The elephant in the room is that all the wounds are in the front. Brown was clearly not running away from the officer. That completely obliterates the narrative. Was he charging the officer? Maybe. I have no idea. And, neither does any other member of the public at this point.
As to "execution style", at this stage in the proceedings that is an irresponsible allegation. Is it theoretically possible? Yes. But, to make that implication at this point is a clear indication that the author is more interested in condemning the police than ferreting out the facts. There are a number of circumstances that could result in a wound of that type. He could have been charging, head down. He could have been falling or twisting. As to the wound in the arm being evidence of having his hand raised, that is another unjustified conclusion. Is it possible. Yes. But, he may have flung his arm out running, or in reaction to being shot.

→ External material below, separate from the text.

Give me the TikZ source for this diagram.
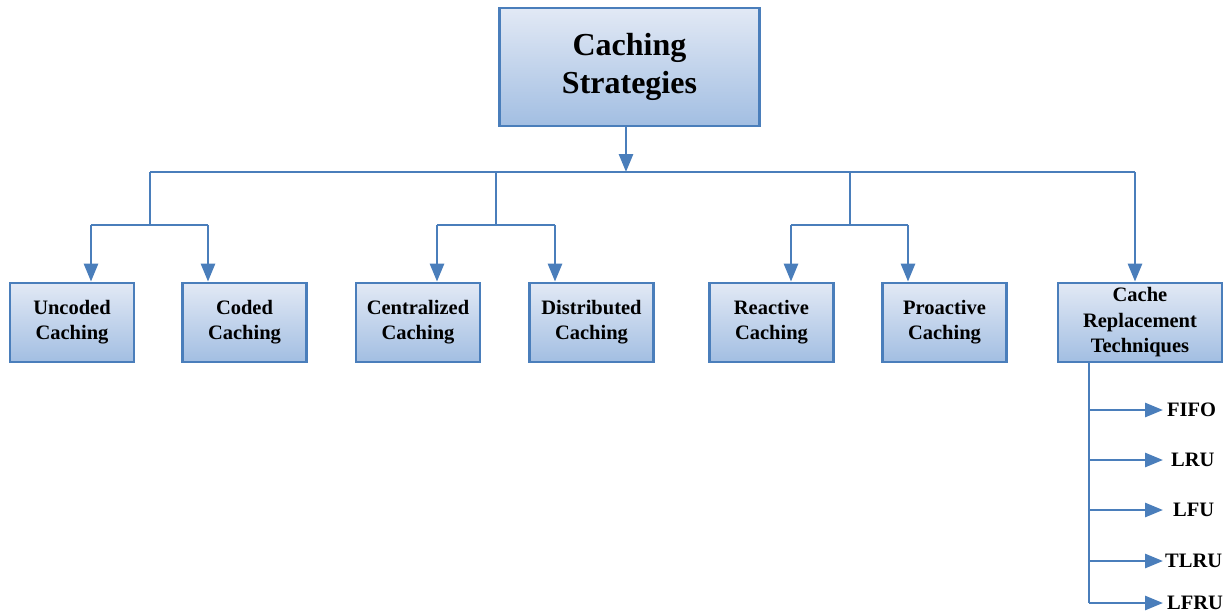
\documentclass[tikz,border=0pt]{standalone}
\usepackage{fontspec}
\setmainfont{Liberation Serif}
\usetikzlibrary{arrows.meta}
\definecolor{boxborder}{HTML}{4A7EBB}
\definecolor{linec}{HTML}{4A7EBB}
\definecolor{boxtop}{HTML}{E2E9F5}
\definecolor{boxbot}{HTML}{A2BEE2}
\begin{document}
\begin{tikzpicture}[x=1pt,y=-1pt,
  box/.style={draw=boxborder,line width=2.8pt,top color=boxtop,bottom color=boxbot,
    align=center,font=\bfseries\fontsize{20.5}{25}\selectfont,inner sep=0pt,
    minimum width=124pt,minimum height=79pt},
  conn/.style={draw=linec,line width=2.8pt},
  arr/.style={conn,-{Triangle[length=18pt,width=14pt]}},
  leaf/.style={font=\bfseries\fontsize{20.5}{25}\selectfont,inner sep=0pt,anchor=west}]
\useasboundingbox (0,0) rectangle (1232,614);

\node[box,minimum width=260pt,minimum height=118pt,font=\bfseries\fontsize{32}{38}\selectfont] (root) at (629.5,67) {Caching\\Strategies};

\node[box] (unc) at (72,322.5) {Uncoded\\Caching};
\node[box] (cod) at (244.5,322.5) {Coded\\Caching};
\node[box] (cen) at (418,322.5) {Centralized\\Caching};
\node[box] (dis) at (591.5,322.5) {Distributed\\Caching};
\node[box] (rea) at (771.5,322.5) {Reactive\\Caching};
\node[box] (pro) at (944.5,322.5) {Proactive\\Caching};
\node[box,minimum width=164pt,font=\bfseries\fontsize{20.5}{25.5}\selectfont] (crt) at (1140,322.5) {Cache\\Replacement\\Techniques};

% junctions
\coordinate (top) at (626,172);
\coordinate (hL) at (150,172);
\coordinate (hR) at (1135,172);
\coordinate (j1) at (150,172);
\coordinate (j2) at (496,172);
\coordinate (j3) at (850,172);
\coordinate (k1) at (150,225);
\coordinate (k2) at (496,225);
\coordinate (k3) at (850,225);
\coordinate (a1) at (91,225);
\coordinate (b1) at (208,225);
\coordinate (a2) at (437,225);
\coordinate (b2) at (555,225);
\coordinate (a3) at (791,225);
\coordinate (b3) at (908,225);

\draw[arr] (root.south -| top) -- (top);
\draw[conn] (hL) -- (hR);
\draw[conn] (j1) -- (k1);
\draw[conn] (j2) -- (k2);
\draw[conn] (j3) -- (k3);
\draw[conn] (a1) -- (b1);
\draw[conn] (a2) -- (b2);
\draw[conn] (a3) -- (b3);
\draw[arr] (a1) -- (a1 |- unc.north);
\draw[arr] (b1) -- (b1 |- cod.north);
\draw[arr] (a2) -- (a2 |- cen.north);
\draw[arr] (b2) -- (b2 |- dis.north);
\draw[arr] (a3) -- (a3 |- rea.north);
\draw[arr] (b3) -- (b3 |- pro.north);
\draw[arr] (hR) -- (hR |- crt.north);

% replacement techniques
\node[leaf] (fifo) at (1167,410) {FIFO};
\node[leaf] (lru) at (1171,460) {LRU};
\node[leaf] (lfu) at (1173,510) {LFU};
\node[leaf] (tlru) at (1165,561) {TLRU};
\node[leaf] (lfru) at (1167,603) {LFRU};
\coordinate (vt) at (1089,362);
\coordinate (vb) at (1089,603);
\draw[conn] (vt |- crt.south) -- (vb);
\draw[arr] (vt |- fifo) -- (1163,410);
\draw[arr] (vt |- lru) -- (1163,460);
\draw[arr] (vt |- lfu) -- (1163,510);
\draw[arr] (vt |- tlru) -- (1163,561);
\draw[arr] (vb) -- (1163,603);
\end{tikzpicture}
\end{document}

If, as has not been disputed, there was a physical confrontation at the vehicle, and if, as alleged, Brown was charging the officer, it is quite clear that shooting would have been justified.
As to the number of wounds, the police are trained to fire until the threat is neutralized. And, a century of analysis of combat has indicated that, once an officer, soldier, or person defending his or her life, starts shooting, it's common human nature to fire repeatedly. It happens. It's not a symptom of malice, or of evil.
It's possible that the officer erred. But, it's also realistically possible that the officer did not err. Hopefully time will reveal the truth. If the officer did shoot Brown in cold blood, then he deserves to be jailed. But, what if the shooting is justified? One thing is now indisputable. The witness who claimed that Brown was running away was lying.
The thing I find absolutely revolting is the rush to judgement. People have been shot. Businesses have been looted. A community is being traumatized far beyond the effects of the initial shooting. And, this is due to people jumping to conclusions and pushing their narrative. In citizens, it's lamentable. In the press, it's inexcusable.